Is talk of another GFC a reality, or just ridiculous speculation with no foundation whatsoever?

Recently I wrote a very well received piece on the recent Greek Debt Crisis where I looked at the cold hard facts when the media went all crazy about a potential oncoming European Crisis, “Will A Greek Exit Trigger Another European Crisis?” It seems like we need to revisit this crisis topic all over again.

Last time, the markets were in a panic over a potential break-up of the Eurozone due to a possible Grexit in June, this time we are in another panic over various other reasons ranging from a slowing Chinese economy, to plummeting oil prices, and the likelihood of the Fed finally increasing rates this September.

In general, I don’t like to predict, especially about economic matters. Why? Because my history of getting predictions right is sketchy at best.

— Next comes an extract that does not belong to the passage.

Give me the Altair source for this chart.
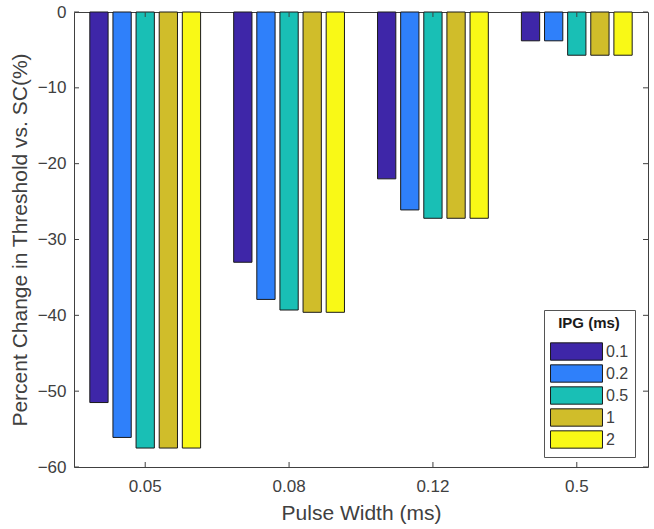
import altair as alt
import pandas as pd

# Pulse widths (x categories) and inter-phase gaps (series)
pulse_widths = ["0.05", "0.08", "0.12", "0.5"]
ipg_levels = ["0.1", "0.2", "0.5", "1", "2"]

# Percent change in threshold vs. SC for each IPG, one value per pulse width
ipg_0_1 = [-51.5, -33.0, -22.0, -3.8]
ipg_0_2 = [-56.1, -37.9, -26.1, -3.8]
ipg_0_5 = [-57.5, -39.3, -27.2, -5.7]
ipg_1 = [-57.5, -39.6, -27.2, -5.7]
ipg_2 = [-57.5, -39.6, -27.2, -5.7]

y_ticks = [0, -10, -20, -30, -40, -50, -60]

series = [ipg_0_1, ipg_0_2, ipg_0_5, ipg_1, ipg_2]
rows = []
for ipg, vals in zip(ipg_levels, series):
    for pw, v in zip(pulse_widths, vals):
        rows.append({"pw": pw, "ipg": ipg, "change": v})
df = pd.DataFrame(rows)

parula = ["#3e26a8", "#2f80fa", "#19bfb5", "#d0bd2a", "#f9f916"]

W, H = 574, 455
FONT = "Liberation Sans"
TXT = "#404040"
FRAME = "#404040"
LEG_X, LEG_Y = 470, 298

x_scale = alt.Scale(domain=pulse_widths, paddingInner=0.23, paddingOuter=0.11)
y_scale = alt.Scale(domain=[-60, 0], nice=False, zero=False)

bars = alt.Chart(df).mark_bar(stroke="#1a1a1a", strokeWidth=1).encode(
    x=alt.X("pw:N", scale=x_scale, sort=pulse_widths,
            axis=alt.Axis(title="Pulse Width (ms)", labelAngle=0, ticks=False,
                          labelPadding=11, titlePadding=8)),
    xOffset=alt.XOffset("ipg:N", sort=ipg_levels,
                        scale=alt.Scale(domain=ipg_levels, paddingInner=0.21)),
    y=alt.Y("change:Q", scale=y_scale,
            axis=alt.Axis(title="Percent Change in Threshold vs. SC(%)",
                          values=y_ticks, ticks=False, grid=False,
                          labelPadding=8, titlePadding=7)),
    color=alt.Color("ipg:N", sort=ipg_levels,
                    scale=alt.Scale(domain=ipg_levels, range=parula),
                    legend=alt.Legend(
                        title="IPG (ms)", orient="none", legendX=LEG_X, legendY=LEG_Y,
                        symbolType="M-3,-1H3V1H-3Z", symbolSize=300,
                        symbolStrokeColor="#1a1a1a", symbolStrokeWidth=1,
                        symbolOffset=17, labelOffset=20,
                        rowPadding=-1, padding=6, strokeColor="#555555",
                        fillColor="white", titleAnchor="middle",
                        titleFontWeight="bold", titleFontSize=15,
                        titlePadding=11, labelFontSize=16,
                        titleColor="#1a1a1a", labelColor=TXT, labelFont=FONT,
                        titleFont=FONT)),
)

# inward tick marks on all four sides of the box
tick_df = pd.DataFrame({"v": y_ticks})
pw_df = pd.DataFrame({"pw": pulse_widths})
yt_left = alt.Chart(tick_df).mark_rule(color=FRAME, strokeWidth=1).encode(
    y=alt.Y("v:Q", scale=y_scale), x=alt.value(0), x2=alt.value(5))
yt_right = alt.Chart(tick_df).mark_rule(color=FRAME, strokeWidth=1).encode(
    y=alt.Y("v:Q", scale=y_scale), x=alt.value(W - 5), x2=alt.value(W))
xt_bottom = alt.Chart(pw_df).mark_rule(color=FRAME, strokeWidth=1).encode(
    x=alt.X("pw:N", scale=x_scale, sort=pulse_widths), y=alt.value(H - 5), y2=alt.value(H))
xt_top = alt.Chart(pw_df).mark_rule(color=FRAME, strokeWidth=1).encode(
    x=alt.X("pw:N", scale=x_scale, sort=pulse_widths), y=alt.value(0), y2=alt.value(5))

# divider under the legend title
divider = alt.Chart(pw_df.head(1)).mark_rule(color="#555555", strokeWidth=1).encode(
    x=alt.value(LEG_X), x2=alt.value(LEG_X + 89), y=alt.value(322))

chart = alt.layer(bars, yt_left, yt_right, xt_bottom, xt_top, divider).properties(
    width=W, height=H, autosize="none", background="white",
    padding={"left": 74, "top": 12, "right": 6, "bottom": 62},
).configure_view(stroke=FRAME, strokeWidth=1).configure_axis(
    domain=False, labelFont=FONT, titleFont=FONT, labelFontSize=17,
    titleFontSize=21, labelColor=TXT, titleColor=TXT, titleFontWeight="normal",
)

chart.save("out.html", embed_options={"renderer": "svg", "actions": False})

Warren Buffett famously quotes ‘It is better to be approximately right than precisely wrong.’ What words of wisdom…

 

However, I do like to research what is really happening around the world markets based on hard facts and then form the best educated opinion I can based on my findings.

 

This allows for an unbiased decision making process simply because I have already established my thoughts beforehand.

 

Everyone has opinions, me included. So rather than tell you what I think, I’m now going to show you two powerful fundamental risk charts that pretty much tells the story of the whole market as it stands and will give you a sense of whether we are in for another GFC style recession or not.

 

TED Spread

I’ve been using the TED spread for a while now and it is simply the difference between 3 month US Treasury futures against that of 3 month Eurodollar futures.

 

In layman terms, it basically measures the likelihood of corporate borrowing default as the spread gets larger. Simply by seeing how bad it got during the recent GFC (measuring above 4.6 compared to the current 0.32), tells us the market as a whole does not believe we will have similar corporate borrowing defaults as compared to the recent GFC.

 

1._Ted_Spread.png

 

50 Day Moving Average % Stocks S&P500

With only 4.6% of stocks within the entire S&P500 index above their 50 Day moving average, the chart portrays how oversold our market is. If history is anything to go by, when the markets gets as oversold as this, there is a high probability there will be a snap back recovery over the coming week and months. Just like we had in the past.

 

2._SP500.png

 

FRED Financial Stress Index

This very important index amalgamates a series of 18 weekly data sets consisting of seven interest rate data measurements, six yield spreads and five other indicators. The current measurement of -0.968 is extremely low by historical standards. You only need to see how high it got during the Global Financial Crisis period as highlighted in grey.

 

3._Fred_Index.png

 

It is this type of data which allow me to measure the true back-end state of the market and confidently take advantage of new opportunities when others are in panic mode.

 

I always remember the famous Buffett saying; ‘Be fearful when others are greedy and greedy when others are fearful’.

 

Now is the time to be in the latter camp and take advantage of an abundance of recent market bargains over the coming days and weeks.